_EXERCISE DIRECTIONS_. Reproduce the data exactly and drop any pictures it holds.

_ _ _ _ _

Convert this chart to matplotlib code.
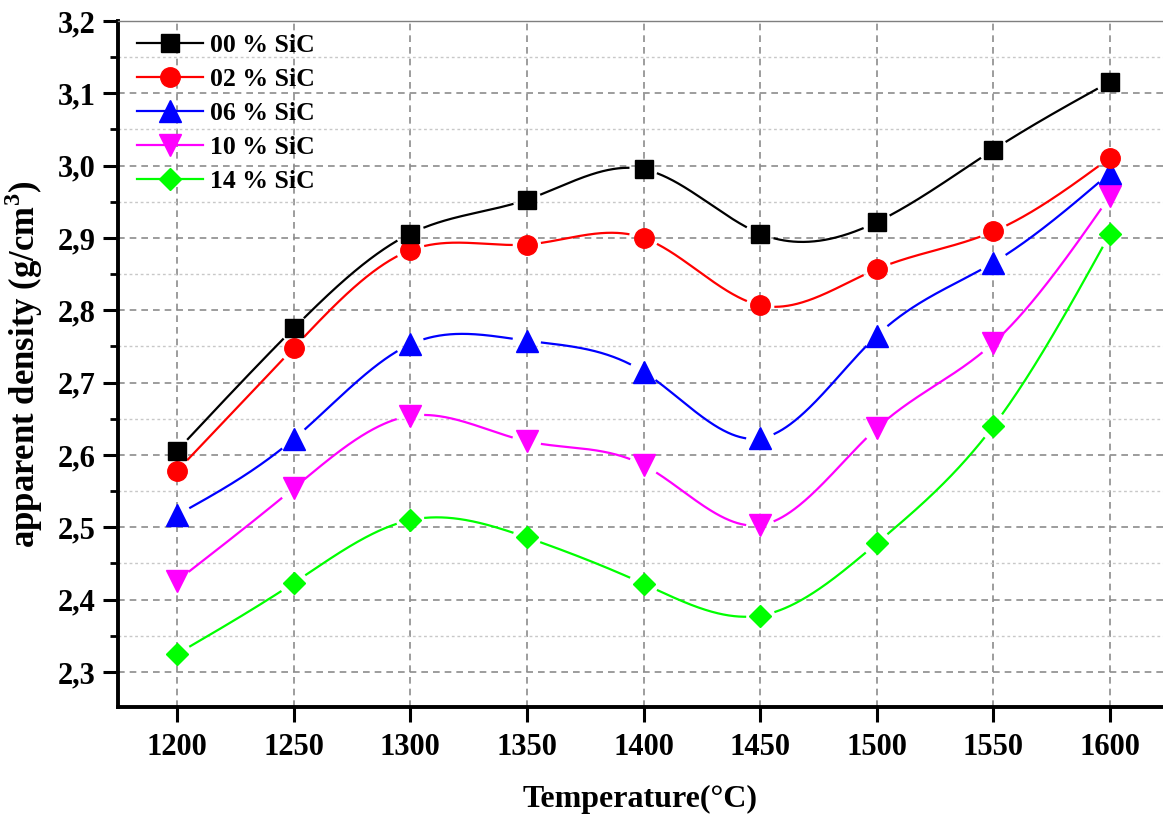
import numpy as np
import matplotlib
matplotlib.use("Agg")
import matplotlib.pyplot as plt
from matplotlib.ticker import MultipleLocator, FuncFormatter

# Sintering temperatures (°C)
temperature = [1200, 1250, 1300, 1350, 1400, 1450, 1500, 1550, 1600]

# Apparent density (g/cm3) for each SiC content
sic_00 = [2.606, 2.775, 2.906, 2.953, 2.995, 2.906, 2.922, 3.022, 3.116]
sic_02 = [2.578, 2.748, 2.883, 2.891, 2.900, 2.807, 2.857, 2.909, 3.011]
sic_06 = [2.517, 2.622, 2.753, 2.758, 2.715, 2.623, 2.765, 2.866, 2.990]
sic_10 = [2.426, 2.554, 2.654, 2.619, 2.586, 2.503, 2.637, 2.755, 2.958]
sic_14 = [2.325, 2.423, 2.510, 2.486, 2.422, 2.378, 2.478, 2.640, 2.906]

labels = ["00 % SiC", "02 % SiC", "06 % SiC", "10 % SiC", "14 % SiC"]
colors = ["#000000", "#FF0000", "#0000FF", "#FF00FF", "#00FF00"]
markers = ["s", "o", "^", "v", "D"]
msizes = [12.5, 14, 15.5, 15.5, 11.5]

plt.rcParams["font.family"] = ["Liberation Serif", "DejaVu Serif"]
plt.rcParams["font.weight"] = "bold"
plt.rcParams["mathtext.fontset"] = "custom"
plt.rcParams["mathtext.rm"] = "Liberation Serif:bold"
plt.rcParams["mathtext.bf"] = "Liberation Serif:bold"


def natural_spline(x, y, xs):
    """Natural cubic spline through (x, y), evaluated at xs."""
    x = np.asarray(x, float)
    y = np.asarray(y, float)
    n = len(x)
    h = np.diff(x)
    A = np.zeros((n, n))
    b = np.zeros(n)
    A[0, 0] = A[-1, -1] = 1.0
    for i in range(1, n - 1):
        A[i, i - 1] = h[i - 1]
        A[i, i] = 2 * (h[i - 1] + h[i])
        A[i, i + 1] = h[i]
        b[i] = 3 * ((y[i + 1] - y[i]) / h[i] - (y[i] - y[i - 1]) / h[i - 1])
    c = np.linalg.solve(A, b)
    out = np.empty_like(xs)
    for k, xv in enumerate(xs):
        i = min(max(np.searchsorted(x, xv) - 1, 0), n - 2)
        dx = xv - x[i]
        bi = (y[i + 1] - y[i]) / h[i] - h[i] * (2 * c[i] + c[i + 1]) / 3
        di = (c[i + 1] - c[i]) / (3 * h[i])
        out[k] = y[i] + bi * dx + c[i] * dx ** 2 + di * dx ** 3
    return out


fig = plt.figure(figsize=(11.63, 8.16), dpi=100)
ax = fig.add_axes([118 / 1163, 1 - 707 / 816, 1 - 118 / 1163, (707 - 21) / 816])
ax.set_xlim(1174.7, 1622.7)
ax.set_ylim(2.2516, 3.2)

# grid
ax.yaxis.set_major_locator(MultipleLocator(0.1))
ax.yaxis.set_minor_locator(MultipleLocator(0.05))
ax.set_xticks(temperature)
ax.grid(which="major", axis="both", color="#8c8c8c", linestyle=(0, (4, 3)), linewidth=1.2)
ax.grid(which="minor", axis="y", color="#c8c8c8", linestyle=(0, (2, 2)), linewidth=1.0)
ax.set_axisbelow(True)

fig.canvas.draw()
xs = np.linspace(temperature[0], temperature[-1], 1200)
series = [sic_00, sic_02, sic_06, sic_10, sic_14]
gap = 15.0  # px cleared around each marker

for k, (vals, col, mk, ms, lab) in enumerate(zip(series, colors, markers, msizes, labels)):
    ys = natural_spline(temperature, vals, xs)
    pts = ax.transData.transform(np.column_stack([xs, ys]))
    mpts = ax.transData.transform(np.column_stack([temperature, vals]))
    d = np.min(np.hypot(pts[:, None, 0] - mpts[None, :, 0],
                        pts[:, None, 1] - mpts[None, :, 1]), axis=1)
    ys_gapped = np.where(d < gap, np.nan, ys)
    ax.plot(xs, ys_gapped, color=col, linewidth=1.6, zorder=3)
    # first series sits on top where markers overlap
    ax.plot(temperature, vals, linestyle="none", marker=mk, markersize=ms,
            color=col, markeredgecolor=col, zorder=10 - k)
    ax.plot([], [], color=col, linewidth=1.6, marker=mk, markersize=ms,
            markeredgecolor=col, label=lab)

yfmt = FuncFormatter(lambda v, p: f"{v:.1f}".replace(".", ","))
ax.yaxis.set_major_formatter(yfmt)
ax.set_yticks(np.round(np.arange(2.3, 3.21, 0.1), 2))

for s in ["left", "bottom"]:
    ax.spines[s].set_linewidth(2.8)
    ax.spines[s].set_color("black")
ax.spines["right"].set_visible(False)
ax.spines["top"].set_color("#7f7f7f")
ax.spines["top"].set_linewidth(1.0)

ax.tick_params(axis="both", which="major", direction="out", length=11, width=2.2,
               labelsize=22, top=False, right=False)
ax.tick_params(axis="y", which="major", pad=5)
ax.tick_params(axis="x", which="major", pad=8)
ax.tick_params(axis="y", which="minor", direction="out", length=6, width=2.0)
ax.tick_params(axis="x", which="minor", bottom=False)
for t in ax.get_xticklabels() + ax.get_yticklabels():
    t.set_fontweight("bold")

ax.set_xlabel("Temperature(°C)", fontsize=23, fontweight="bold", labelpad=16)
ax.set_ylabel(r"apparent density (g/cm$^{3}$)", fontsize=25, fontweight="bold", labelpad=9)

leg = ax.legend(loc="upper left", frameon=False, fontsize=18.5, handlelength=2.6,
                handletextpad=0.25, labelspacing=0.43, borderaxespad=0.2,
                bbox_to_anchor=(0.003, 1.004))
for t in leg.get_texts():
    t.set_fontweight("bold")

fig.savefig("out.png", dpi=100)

_ _ _ _ _

_TASK RESPONSE_.
Convert this chart to matplotlib code.
import numpy as np
import matplotlib
matplotlib.use("Agg")
import matplotlib.pyplot as plt
from matplotlib.ticker import MultipleLocator, FuncFormatter

# Sintering temperatures (°C)
temperature = [1200, 1250, 1300, 1350, 1400, 1450, 1500, 1550, 1600]

# Apparent density (g/cm3) for each SiC content
sic_00 = [2.606, 2.775, 2.906, 2.953, 2.995, 2.906, 2.922, 3.022, 3.116]
sic_02 = [2.578, 2.748, 2.883, 2.891, 2.900, 2.807, 2.857, 2.909, 3.011]
sic_06 = [2.517, 2.622, 2.753, 2.758, 2.715, 2.623, 2.765, 2.866, 2.990]
sic_10 = [2.426, 2.554, 2.654, 2.619, 2.586, 2.503, 2.637, 2.755, 2.958]
sic_14 = [2.325, 2.423, 2.510, 2.486, 2.422, 2.378, 2.478, 2.640, 2.906]

labels = ["00 % SiC", "02 % SiC", "06 % SiC", "10 % SiC", "14 % SiC"]
colors = ["#000000", "#FF0000", "#0000FF", "#FF00FF", "#00FF00"]
markers = ["s", "o", "^", "v", "D"]
msizes = [12.5, 14, 15.5, 15.5, 11.5]

plt.rcParams["font.family"] = ["Liberation Serif", "DejaVu Serif"]
plt.rcParams["font.weight"] = "bold"
plt.rcParams["mathtext.fontset"] = "custom"
plt.rcParams["mathtext.rm"] = "Liberation Serif:bold"
plt.rcParams["mathtext.bf"] = "Liberation Serif:bold"


def natural_spline(x, y, xs):
    """Natural cubic spline through (x, y), evaluated at xs."""
    x = np.asarray(x, float)
    y = np.asarray(y, float)
    n = len(x)
    h = np.diff(x)
    A = np.zeros((n, n))
    b = np.zeros(n)
    A[0, 0] = A[-1, -1] = 1.0
    for i in range(1, n - 1):
        A[i, i - 1] = h[i - 1]
        A[i, i] = 2 * (h[i - 1] + h[i])
        A[i, i + 1] = h[i]
        b[i] = 3 * ((y[i + 1] - y[i]) / h[i] - (y[i] - y[i - 1]) / h[i - 1])
    c = np.linalg.solve(A, b)
    out = np.empty_like(xs)
    for k, xv in enumerate(xs):
        i = min(max(np.searchsorted(x, xv) - 1, 0), n - 2)
        dx = xv - x[i]
        bi = (y[i + 1] - y[i]) / h[i] - h[i] * (2 * c[i] + c[i + 1]) / 3
        di = (c[i + 1] - c[i]) / (3 * h[i])
        out[k] = y[i] + bi * dx + c[i] * dx ** 2 + di * dx ** 3
    return out


fig = plt.figure(figsize=(11.63, 8.16), dpi=100)
ax = fig.add_axes([118 / 1163, 1 - 707 / 816, 1 - 118 / 1163, (707 - 21) / 816])
ax.set_xlim(1174.7, 1622.7)
ax.set_ylim(2.2516, 3.2)

# grid
ax.yaxis.set_major_locator(MultipleLocator(0.1))
ax.yaxis.set_minor_locator(MultipleLocator(0.05))
ax.set_xticks(temperature)
ax.grid(which="major", axis="both", color="#8c8c8c", linestyle=(0, (4, 3)), linewidth=1.2)
ax.grid(which="minor", axis="y", color="#c8c8c8", linestyle=(0, (2, 2)), linewidth=1.0)
ax.set_axisbelow(True)

fig.canvas.draw()
xs = np.linspace(temperature[0], temperature[-1], 1200)
series = [sic_00, sic_02, sic_06, sic_10, sic_14]
gap = 15.0  # px cleared around each marker

for k, (vals, col, mk, ms, lab) in enumerate(zip(series, colors, markers, msizes, labels)):
    ys = natural_spline(temperature, vals, xs)
    pts = ax.transData.transform(np.column_stack([xs, ys]))
    mpts = ax.transData.transform(np.column_stack([temperature, vals]))
    d = np.min(np.hypot(pts[:, None, 0] - mpts[None, :, 0],
                        pts[:, None, 1] - mpts[None, :, 1]), axis=1)
    ys_gapped = np.where(d < gap, np.nan, ys)
    ax.plot(xs, ys_gapped, color=col, linewidth=1.6, zorder=3)
    # first series sits on top where markers overlap
    ax.plot(temperature, vals, linestyle="none", marker=mk, markersize=ms,
            color=col, markeredgecolor=col, zorder=10 - k)
    ax.plot([], [], color=col, linewidth=1.6, marker=mk, markersize=ms,
            markeredgecolor=col, label=lab)

yfmt = FuncFormatter(lambda v, p: f"{v:.1f}".replace(".", ","))
ax.yaxis.set_major_formatter(yfmt)
ax.set_yticks(np.round(np.arange(2.3, 3.21, 0.1), 2))

for s in ["left", "bottom"]:
    ax.spines[s].set_linewidth(2.8)
    ax.spines[s].set_color("black")
ax.spines["right"].set_visible(False)
ax.spines["top"].set_color("#7f7f7f")
ax.spines["top"].set_linewidth(1.0)

ax.tick_params(axis="both", which="major", direction="out", length=11, width=2.2,
               labelsize=22, top=False, right=False)
ax.tick_params(axis="y", which="major", pad=5)
ax.tick_params(axis="x", which="major", pad=8)
ax.tick_params(axis="y", which="minor", direction="out", length=6, width=2.0)
ax.tick_params(axis="x", which="minor", bottom=False)
for t in ax.get_xticklabels() + ax.get_yticklabels():
    t.set_fontweight("bold")

ax.set_xlabel("Temperature(°C)", fontsize=23, fontweight="bold", labelpad=16)
ax.set_ylabel(r"apparent density (g/cm$^{3}$)", fontsize=25, fontweight="bold", labelpad=9)

leg = ax.legend(loc="upper left", frameon=False, fontsize=18.5, handlelength=2.6,
                handletextpad=0.25, labelspacing=0.43, borderaxespad=0.2,
                bbox_to_anchor=(0.003, 1.004))
for t in leg.get_texts():
    t.set_fontweight("bold")

fig.savefig("out.png", dpi=100)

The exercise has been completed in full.